Journal of Accountancy - The business auto decision - tax and cash flow considerations in buying a motor vehicle for a businessTaxes and cash flows are the keys to finding the right vehicle.
Acquiring a new auto is a major business expense. The decision is complicated by the variety of financing options available, as well as by a number of important tax considerations. To make the right decision, taxpayers will typically need to use discounted cash flow, particularly when choosing between leasing or buying. Since such analysis is generally beyond the scope of what most consumers and business owners can do, a CPA who is knowledgeable about discounted flow analysis and income tax matters will need to help the taxpayer make the best choice. It's appropriate to include a discussion of leasing vs. purchasing when CPAs meet with clients during the year to discuss tax minimization strategies--particularly if the client has never leased a vehicle before.
This article discusses the information a CPA needs to consider when helping a self-employed client or employee lease or purchase a business auto. A lease/purchase spreadsheet calculator designed by the authors is available free of charge at www.biz.colostate.edu/faculty/cherieo/. It allows CPAs to compute the aftertax net present value of both options. Simply click on the picture of the Lincoln Continental on the author's Web site and save the file to a disk.
THE SEARCH FOR INFORMATION
Low interest rates and the ability to use the Internet to comparison shop allow taxpayers to minimize the aftertax cost of operating a car. Many financing options are now available. In particular, lease contracts have become more flexible, expanding clients' options for acquiring a vehicle. (See "Buy or Lease: The Eternal Question, "JofA, Apr. 99, page 25.)
Web sites let users shop online for a new vehicle and find a dealership willing to sell or lease at a quoted price. A number of popular auto Web sites (listed throughout this article) let the user specify the brand, model and options desired. The sites quote a manufacturer's or "sticker" price, an invoice or "dealer" price and your price--the amount the dealer is willing to accept for the vehicle from an online referral.
In computing monthly payment options, the user specifies the length of the lease or purchase loan and the down payment. If the consumer is buying the vehicle, the site provides the annual interest rate as well as the monthly payment. The lease option, however, provides the monthly payment but does not specify the interest/discount rate. If the user is shopping to find the smallest monthly payment, the lease option is very appealing, since it is usually significantly less than the loan payment.
Example. Exhibit 1, page 67, shows a 2001 Lincoln Continental. If purchased with a $250 down payment and a 8.15% (APR) interest rate, the monthly payment is $762.65 over 60 months (see exhibit 2, page 67). Total principal and interest are $45,759. If leased with a $250 down payment, the monthly lease payment is $609.67. At the conclusion of the 60-month lease, a lease termination fee of $350 is due. The total amount paid under the lease option is $36,930--more than $8,800 less than if the vehicle were purchased.

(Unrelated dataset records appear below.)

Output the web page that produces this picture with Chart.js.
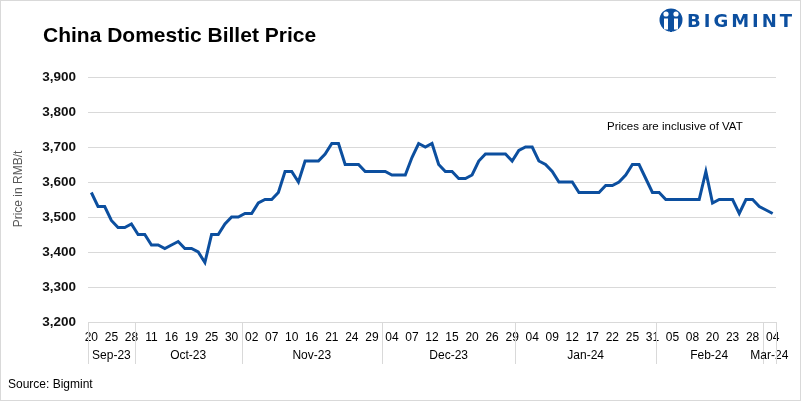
<!DOCTYPE html>
<html>
<head>
<meta charset="utf-8">
<script src="https://cdn.jsdelivr.net/npm/chart.js@4.4.0/dist/chart.umd.min.js"></script>
<style>
  html, body { margin: 0; padding: 0; background: #fff; }
  #wrap { width: 801px; height: 401px; position: relative; }
</style>
</head>
<body>
<div id="wrap"><canvas id="billetChart" width="801" height="401"></canvas></div>
<script>
// day labels, one per price point
const dayLabels = [
    '20','21','22','25','26','27','28',
    '09','10','11','12','13','16','17','18','19','20','23','25','26','27','30','31',
    '01','02','03','06','07','08','09','10','13','14','16','17','20','21','22','23','24','27','28','29','30',
    '01','04','05','06','07','08','11','12','13','14','15','18','19','20','21','22','26','27','28','29',
    '02','03','04','05','08','09','10','11','12','15','16','17','18','19','22','23','24','25','26','29','31',
    '01','02','05','06','07','08','18','19','20','21','22','23','26','27','28','29',
    '01','04'
];

// month groups under the day labels
const monthNames = ['Sep-23', 'Oct-23', 'Nov-23', 'Dec-23', 'Jan-24', 'Feb-24', 'Mar-24'];
const monthSizes = [7, 16, 21, 20, 21, 16, 2];

// billet price (RMB/t)
const prices = [
    3570, 3530, 3530, 3490, 3470, 3470, 3480,
    3450, 3450, 3420, 3420, 3410, 3420, 3430, 3410, 3410, 3400, 3370, 3450, 3450, 3480, 3500, 3500,
    3510, 3510, 3540, 3550, 3550, 3570, 3630, 3630, 3600, 3660, 3660, 3660, 3680, 3710, 3710, 3650, 3650, 3650, 3630, 3630, 3630,
    3630, 3620, 3620, 3620, 3670, 3710, 3700, 3710, 3650, 3630, 3630, 3610, 3610, 3620, 3660, 3680, 3680, 3680, 3680, 3660,
    3690, 3700, 3700, 3660, 3650, 3630, 3600, 3600, 3600, 3570, 3570, 3570, 3570, 3590, 3590, 3600, 3620, 3650, 3650, 3610, 3570,
    3570, 3550, 3550, 3550, 3550, 3550, 3550, 3630, 3540, 3550, 3550, 3550, 3510, 3550, 3550, 3530,
    3520, 3510
];

const LINE_BLUE = '#0c4f9f';
const GRID_GREY = '#d9d9d9';

// 제목, 로고, 출처, 월 구분선 등을 그리는 플러그인
const decorPlugin = {
    id: 'decor',
    afterDraw(chart) {
        const ctx = chart.ctx;
        const area = chart.chartArea;
        const x = chart.scales.x;
        ctx.save();

        // frame
        ctx.strokeStyle = GRID_GREY;
        ctx.lineWidth = 1;
        ctx.strokeRect(0.5, 0.5, 800, 400);

        // title
        ctx.fillStyle = '#000';
        ctx.font = 'bold 21px "Liberation Sans", Arial, sans-serif';
        ctx.textAlign = 'left';
        ctx.textBaseline = 'alphabetic';
        ctx.fillText('China Domestic Billet Price', 43, 42);

        // logo icon
        ctx.fillStyle = LINE_BLUE;
        ctx.beginPath();
        ctx.arc(671, 20, 11.5, 0, Math.PI * 2);
        ctx.fill();
        ctx.fillStyle = '#fff';
        ctx.beginPath();
        ctx.arc(666, 14, 2.6, 0, Math.PI * 2);
        ctx.arc(676, 14, 2.6, 0, Math.PI * 2);
        ctx.fill();
        ctx.fillRect(664, 18.5, 4, 11);
        ctx.fillRect(674, 18.5, 4, 11);
        ctx.fillStyle = LINE_BLUE;
        ctx.fillRect(670, 24, 2, 8);

        // logo text
        ctx.fillStyle = LINE_BLUE;
        ctx.font = 'bold 18px "DejaVu Sans", sans-serif';
        ctx.letterSpacing = '3px';
        ctx.textBaseline = 'alphabetic';
        ctx.fillText('BIGMINT', 687, 27);
        ctx.letterSpacing = '0px';

        // y axis title
        ctx.save();
        ctx.translate(19, 189);
        ctx.rotate(-Math.PI / 2);
        ctx.fillStyle = '#595959';
        ctx.font = '12px "Liberation Sans", Arial, sans-serif';
        ctx.textAlign = 'center';
        ctx.textBaseline = 'middle';
        ctx.fillText('Price in RMB/t', 0, 0);
        ctx.restore();

        // note
        ctx.fillStyle = '#000';
        ctx.font = '11.5px "Liberation Sans", Arial, sans-serif';
        ctx.textAlign = 'left';
        ctx.textBaseline = 'middle';
        ctx.fillText('Prices are inclusive of VAT', 607, 127);

        // month separators + labels
        const half = (x.getPixelForValue(1) - x.getPixelForValue(0)) / 2;
        ctx.strokeStyle = GRID_GREY;
        ctx.lineWidth = 1;
        ctx.fillStyle = '#000';
        ctx.font = '12px "Liberation Sans", Arial, sans-serif';
        ctx.textAlign = 'center';
        let start = 0;
        for (let m = 0; m <= monthNames.length; m++) {
            const px = Math.round(x.getPixelForValue(start) - half) + 0.5;
            ctx.beginPath();
            ctx.moveTo(px, area.bottom);
            ctx.lineTo(px, 364);
            ctx.stroke();
            if (m === monthNames.length) break;
            const end = start + monthSizes[m];
            const mid = (x.getPixelForValue(start) + x.getPixelForValue(end - 1)) / 2;
            ctx.fillText(monthNames[m], mid, 356);
            start = end;
        }

        // source
        ctx.textAlign = 'left';
        ctx.textBaseline = 'alphabetic';
        ctx.fillText('Source: Bigmint', 8, 388);

        ctx.restore();
    }
};

const ctxBillet = document.getElementById('billetChart').getContext('2d');
const billetChart = new Chart(ctxBillet, {
    type: 'line',
    data: {
        labels: dayLabels,
        datasets: [{
            label: 'Billet price',
            data: prices,
            borderColor: LINE_BLUE,
            borderWidth: 3,
            pointRadius: 0,
            tension: 0,
            fill: false
        }]
    },
    options: {
        responsive: false,
        animation: false,
        devicePixelRatio: 1,
        layout: { padding: { left: 0, right: 25, top: 77, bottom: 0 } },
        plugins: { legend: { display: false }, tooltip: { enabled: false } },
        scales: {
            x: {
                type: 'category',
                offset: true,
                afterFit: (s) => { s.height = 79; },
                grid: { display: false, drawTicks: false },
                border: { display: true, color: GRID_GREY, width: 1 },
                ticks: {
                    autoSkip: false,
                    maxRotation: 0,
                    padding: 8,
                    color: '#000',
                    font: { family: '"Liberation Sans", Arial, sans-serif', size: 12 },
                    callback: function (value, index) {
                        return index % 3 === 0 ? dayLabels[index] : '';
                    }
                }
            },
            y: {
                min: 3200,
                max: 3900,
                afterFit: (s) => { s.width = 88; },
                grid: { color: GRID_GREY, drawTicks: false },
                border: { display: false },
                ticks: {
                    stepSize: 100,
                    padding: 12,
                    color: '#111',
                    font: { family: '"Liberation Sans", Arial, sans-serif', size: 13.5, weight: 'bold' },
                    callback: (v) => v.toLocaleString('en-US')
                }
            }
        }
    },
    plugins: [decorPlugin]
});
</script>
</body>
</html>
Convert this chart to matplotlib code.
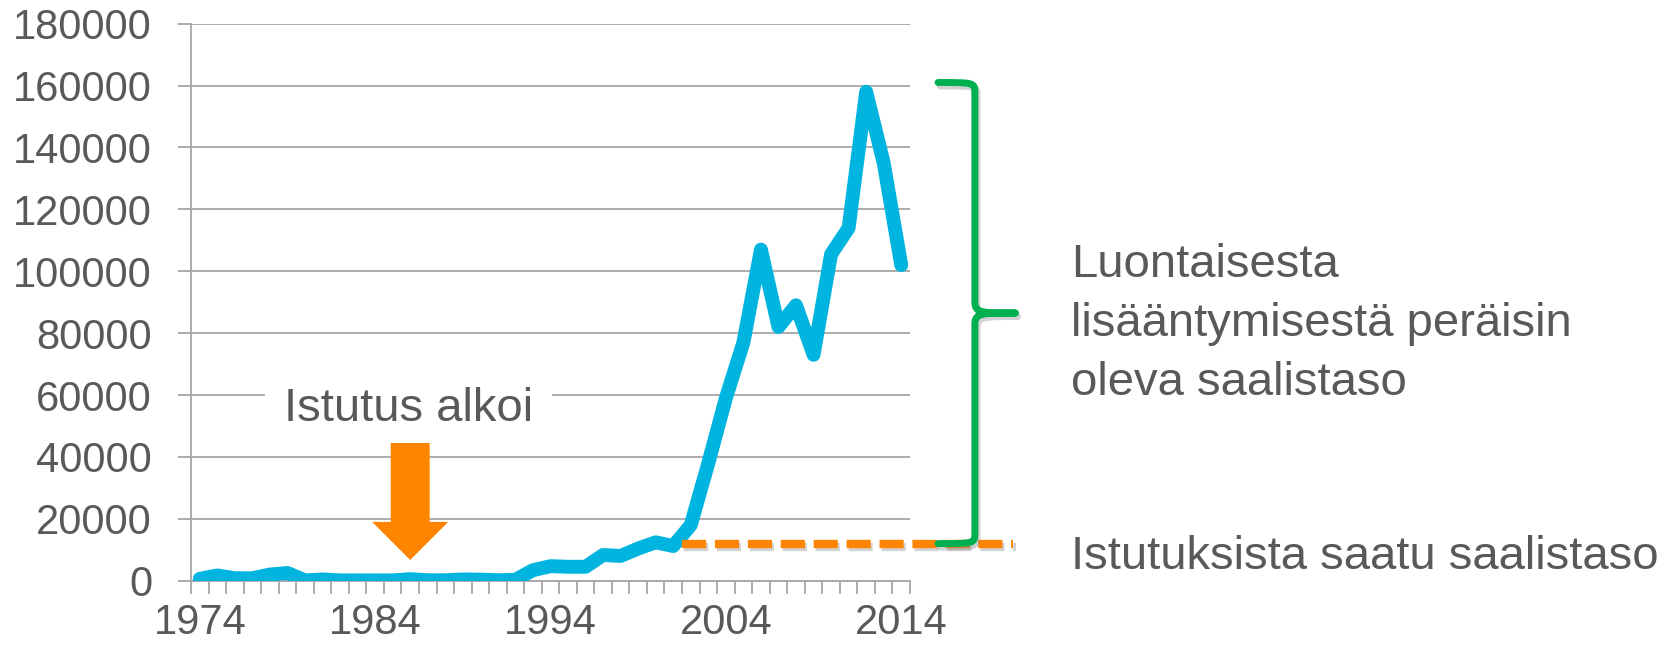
import matplotlib
matplotlib.use('Agg')
import matplotlib.pyplot as plt
import matplotlib.patheffects as pe
from matplotlib.path import Path
from matplotlib.patches import PathPatch, Polygon
import numpy as np

plt.rcParams['font.family'] = ['Liberation Sans', 'DejaVu Sans']

# catch per year
years = list(range(1974, 2015))
catch = [600, 1700, 800, 800, 2000, 2500, 100, 400, 100, 100,
         100, 100, 500, 150, 150, 400, 350, 150, 300, 3400,
         4700, 4500, 4500, 8300, 8000, 10400, 12400, 11200, 18000, 38000,
         59000, 77000, 107000, 82000, 89000, 73000, 105500, 114000, 158000, 135000,
         102000]
tick_years = [1974, 1984, 1994, 2004, 2014]
y_ticks = list(range(0, 180001, 20000))

stocking_start = 1986
stocked_level = 12000
natural_top = 161000
dash_from_year = 2002

label_stocking = 'Istutus alkoi'
label_natural = ['Luontaisesta', 'lisääntymisestä peräisin', 'oleva saalistaso']
label_stocked = 'Istutuksista saatu saalistaso'

TEXT = '#595959'
GRID = '#a6a6a6'
BLUE = '#00b4e0'
ORANGE = '#ff8400'
GREEN = '#00b050'

W, H = 1680, 649
fig = plt.figure(figsize=(W / 100, H / 100), dpi=100)
ax = fig.add_axes([191 / W, 1 - 580.7 / H, 719 / W, 557 / H])

# categories sit between the tick marks
x = np.arange(len(years)) + 0.5
ax.plot(x, catch, color=BLUE, lw=10, solid_capstyle='round',
        solid_joinstyle='round', zorder=3)

ax.set_xlim(0, len(years))
ax.set_ylim(0, 180000)
ax.set_yticks(y_ticks)
ax.set_yticklabels([str(v) for v in y_ticks])
ax.set_xticks([years.index(y) + 0.5 for y in tick_years])
ax.set_xticklabels([str(y) for y in tick_years])
ax.set_xticks(np.arange(len(years) + 1), minor=True)

ax.tick_params(axis='y', length=9.4, width=1.3, color=GRID, pad=18.6,
               labelsize=30, labelcolor=TEXT)
ax.tick_params(axis='x', which='major', length=0, pad=16,
               labelsize=30, labelcolor=TEXT)
ax.tick_params(axis='x', which='minor', length=9.4, width=1.3, color=GRID)

ax.yaxis.grid(True, color=GRID, lw=1.3)
ax.set_axisbelow(True)
for s in ['top', 'right']:
    ax.spines[s].set_visible(False)
for s in ['left', 'bottom']:
    ax.spines[s].set_color(GRID)
    ax.spines[s].set_linewidth(1.3)

# "Istutus alkoi" with white box cutting the gridline
xs = years.index(stocking_start) + 0.5
ax.text(xs - 0.1, 51600, label_stocking, ha='center', va='baseline',
        fontsize=34, color=TEXT, zorder=4,
        bbox=dict(boxstyle='square,pad=0.4', fc='white', ec='none'))

# down arrow
shaft, head = 1.11, 2.17
top, base, tip = 44500, 19000, 6700
arrow = Polygon([(xs - shaft, top), (xs + shaft, top), (xs + shaft, base),
                 (xs + head, base), (xs, tip), (xs - head, base),
                 (xs - shaft, base)], closed=True, fc=ORANGE, ec='none', zorder=4)
ax.add_patch(arrow)

shadow = [pe.SimpleLineShadow(offset=(1.5, -2.5), shadow_color='#808080', alpha=0.35),
          pe.Normal()]

# stocked level, dashed
ax.plot([years.index(dash_from_year), 46.9], [stocked_level, stocked_level],
        color=ORANGE, lw=6, linestyle=(0, (2.9, 1.05)), dash_capstyle='butt',
        clip_on=False, zorder=5, path_effects=shadow)

# curly bracket for natural reproduction
x0, xv, xn = 42.6, 44.7, 47.0
ym = (natural_top + stocked_level) / 2
r = 3500
verts = [(x0, natural_top), (xv, natural_top), (xv, natural_top), (xv, natural_top - r),
         (xv, ym + r),
         (xv, ym), (xv + 0.4, ym), (xn, ym),
         (xv + 0.4, ym), (xv, ym), (xv, ym - r),
         (xv, stocked_level + r),
         (xv, stocked_level), (xv, stocked_level), (x0, stocked_level)]
codes = [Path.MOVETO, Path.CURVE4, Path.CURVE4, Path.CURVE4,
         Path.LINETO,
         Path.CURVE4, Path.CURVE4, Path.CURVE4,
         Path.CURVE4, Path.CURVE4, Path.CURVE4,
         Path.LINETO,
         Path.CURVE4, Path.CURVE4, Path.CURVE4]
brace = PathPatch(Path(verts, codes), fill=False, ec=GREEN, lw=5,
                  capstyle='round', joinstyle='round', clip_on=False, zorder=5,
                  path_effects=shadow)
ax.add_patch(brace)

# right-hand texts
for line, yb in zip(label_natural, [277, 336, 395]):
    fig.text(1071 / W, 1 - yb / H, line, ha='left', va='baseline',
             fontsize=34, color=TEXT)
fig.text(1071 / W, 1 - 569 / H, label_stocked, ha='left', va='baseline',
         fontsize=34, color=TEXT)

fig.savefig('out.png', dpi=100, facecolor='white')
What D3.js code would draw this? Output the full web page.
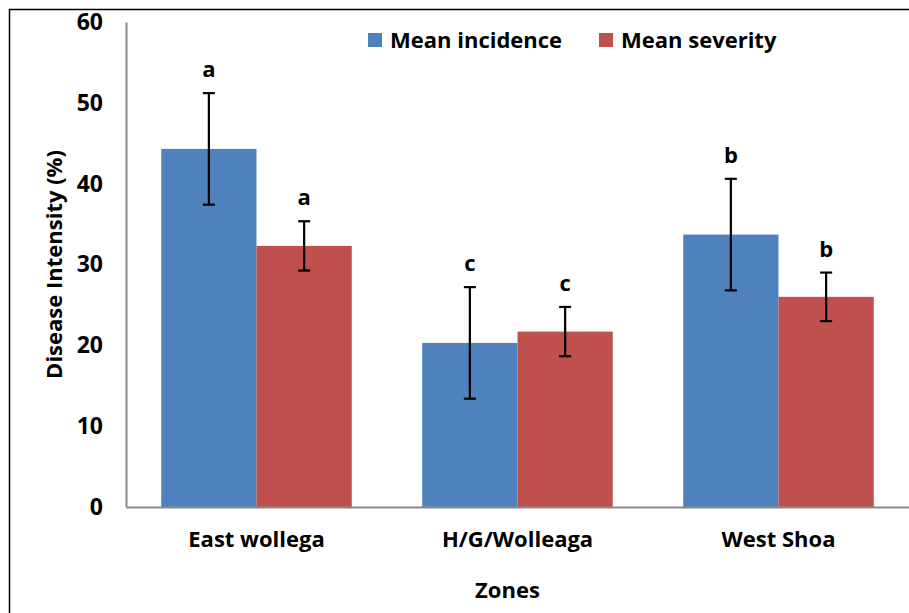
<!DOCTYPE html>
<html>
<head>
<meta charset="utf-8">
<script src="https://cdn.jsdelivr.net/npm/d3@7"></script>
<style>
  html, body { margin: 0; padding: 0; background: #fff; }
  svg { display: block; font-family: "Open Sans", sans-serif; font-weight: bold; }
</style>
</head>
<body>
<div id="chart"></div>
<script>
// values
const zones = ['East wollega', 'H/G/Wolleaga', 'West Shoa']
const seriesNames = ['Mean incidence', 'Mean severity']
const incidence = [44.3, 20.3, 33.7]
const incidenceErr = [6.9, 6.9, 6.9]
const severity = [32.3, 21.7, 26.0]
const severityErr = [3.05, 3.05, 3.0]
const incidenceLetters = ['a', 'c', 'b']
const severityLetters = ['a', 'c', 'b']
const yTicks = [0, 10, 20, 30, 40, 50, 60]

const colors = { 'Mean incidence': '#4f81bd', 'Mean severity': '#c0504d' }

const W = 909, H = 613
const margin = { top: 22, right: 0, bottom: 106, left: 126 }

// rows for the bars
const rows = []
zones.forEach((z, i) => {
  rows.push({ zone: z, series: seriesNames[0], value: incidence[i], err: incidenceErr[i], letter: incidenceLetters[i] })
  rows.push({ zone: z, series: seriesNames[1], value: severity[i], err: severityErr[i], letter: severityLetters[i] })
})

const svg = d3.select('#chart').append('svg')
  .attr('width', W)
  .attr('height', H)

// outer frame, right and bottom edges fall outside the picture
svg.append('rect')
  .attr('x', 9.5).attr('y', 9.5)
  .attr('width', 1000).attr('height', 1000)
  .attr('fill', 'none')
  .attr('stroke', '#000')
  .attr('stroke-width', 1.5)

const x0 = d3.scaleBand()
  .domain(zones)
  .range([margin.left, W - margin.right])
  .paddingInner(0.27)
  .paddingOuter(0.135)

const x1 = d3.scaleBand()
  .domain(seriesNames)
  .range([0, x0.bandwidth()])

const y = d3.scaleLinear()
  .domain([0, 60])
  .range([H - margin.bottom, margin.top])

// bars
svg.append('g').selectAll('rect')
  .data(rows)
  .join('rect')
  .attr('x', d => x0(d.zone) + x1(d.series))
  .attr('y', d => y(d.value))
  .attr('width', x1.bandwidth())
  .attr('height', d => y(0) - y(d.value))
  .attr('fill', d => colors[d.series])

// axes
const yAxis = svg.append('g')
  .attr('transform', `translate(${margin.left},0)`)
  .call(d3.axisLeft(y).tickValues(yTicks).tickSize(0).tickPadding(23))
yAxis.select('.domain').attr('stroke', '#898989').attr('stroke-width', 2)
yAxis.selectAll('text')
  .attr('font-family', '"Open Sans", sans-serif')
  .attr('font-weight', 'bold')
  .attr('font-size', 23)
  .attr('fill', '#000')

const xAxis = svg.append('g')
  .attr('transform', `translate(0,${y(0)})`)
  .call(d3.axisBottom(x0).tickSize(0).tickPadding(24))
xAxis.select('.domain').attr('stroke', '#898989').attr('stroke-width', 2)
xAxis.selectAll('text')
  .attr('font-family', '"Open Sans", sans-serif')
  .attr('font-weight', 'bold')
  .attr('font-size', 22)
  .attr('fill', '#000')

// error bars
const eb = svg.append('g').attr('stroke', '#000').attr('stroke-width', 2.2)
rows.forEach(d => {
  const cx = x0(d.zone) + x1(d.series) + x1.bandwidth() / 2
  const t = y(d.value + d.err), b = y(d.value - d.err)
  eb.append('line').attr('x1', cx).attr('x2', cx).attr('y1', t).attr('y2', b)
  eb.append('line').attr('x1', cx - 6).attr('x2', cx + 6).attr('y1', t).attr('y2', t)
  eb.append('line').attr('x1', cx - 6).attr('x2', cx + 6).attr('y1', b).attr('y2', b)
})

// significance letters
svg.append('g').selectAll('text')
  .data(rows)
  .join('text')
  .attr('x', d => x0(d.zone) + x1(d.series) + x1.bandwidth() / 2)
  .attr('y', d => y(d.value + d.err) - 16)
  .attr('text-anchor', 'middle')
  .attr('font-size', 22)
  .text(d => d.letter)

// axis titles
svg.append('text')
  .attr('transform', `translate(62,${(y(0) + y(60)) / 2}) rotate(-90)`)
  .attr('text-anchor', 'middle')
  .attr('font-size', 22)
  .text('Disease Intensity (%)')

svg.append('text')
  .attr('x', (x0.range()[0] + x0.range()[1]) / 2 - 10)
  .attr('y', 598)
  .attr('text-anchor', 'middle')
  .attr('font-size', 22)
  .text('Zones')

// legend
const legendX = [368, 599]
const lg = svg.append('g').selectAll('g')
  .data(seriesNames)
  .join('g')
  .attr('transform', (d, i) => `translate(${legendX[i]},33)`)
lg.append('rect')
  .attr('width', 14).attr('height', 14)
  .attr('fill', d => colors[d])
lg.append('text')
  .attr('x', 22).attr('y', 15)
  .attr('font-size', 22)
  .text(d => d)
</script>
</body>
</html>
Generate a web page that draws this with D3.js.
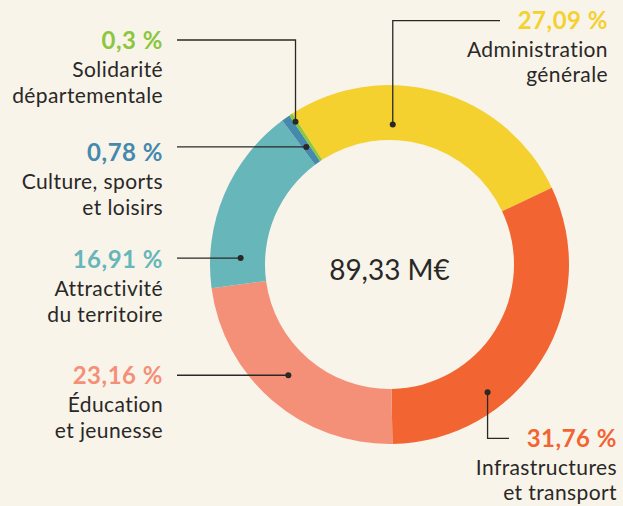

[Exhibits 1-2 ILLUSTRATION OMITTED]
At the end of the lease term, assuming the vehicle is in good condition and the consumer has not exceeded the mileage allowance (ranging from 12,000 to 18,000 miles annually), he or she can simply return the vehicle to the dealer. In this case, the lessee spent less money but has no right to the vehicle at the end of the lease. By taking advantage of the standard purchase option--such as the one Lincoln offers--the lessee can buy the Continental at its preestablished residual value of $10,326.25. The lessee ultimately pays a total of $46,906--$1,147 more than under the purchase option.
Of course, total dollars spent are not a valid means of comparison because the timing of the payments differs between the two alternatives. As explained below, discounted cash flow analysis adjusts for this difference.
Neither the Web nor a quick visit to the local car dealer will provide all of the necessary information. Complex lease contracts combined with hidden costs complicate the decision to lease or buy. For example, leases usually do not explicitly state the interest/discount rate; purchase contracts do. The lessor knows these rates, but they are usually not negotiable to any significant extent. On the other hand, residual value (the amount the dealer is willing to accept for the vehicle at the end of the lease) typically is negotiable. A dealer who is motivated to complete a lease transaction and "close the deal" may be willing to negotiate the auto's residual value to a higher level than its historic resale value, thus reducing the lessee's monthly payment.
A lessee who returns the auto in good condition at the end of the lease will have no further obligations, except perhaps a small disposition fee. A high residual value is the primary reason why many luxury auto manufacturers are able to offer unexpectedly low monthly lease payments. An awareness of these factors can help a CPA negotiate a more favorable lease for a client or employer.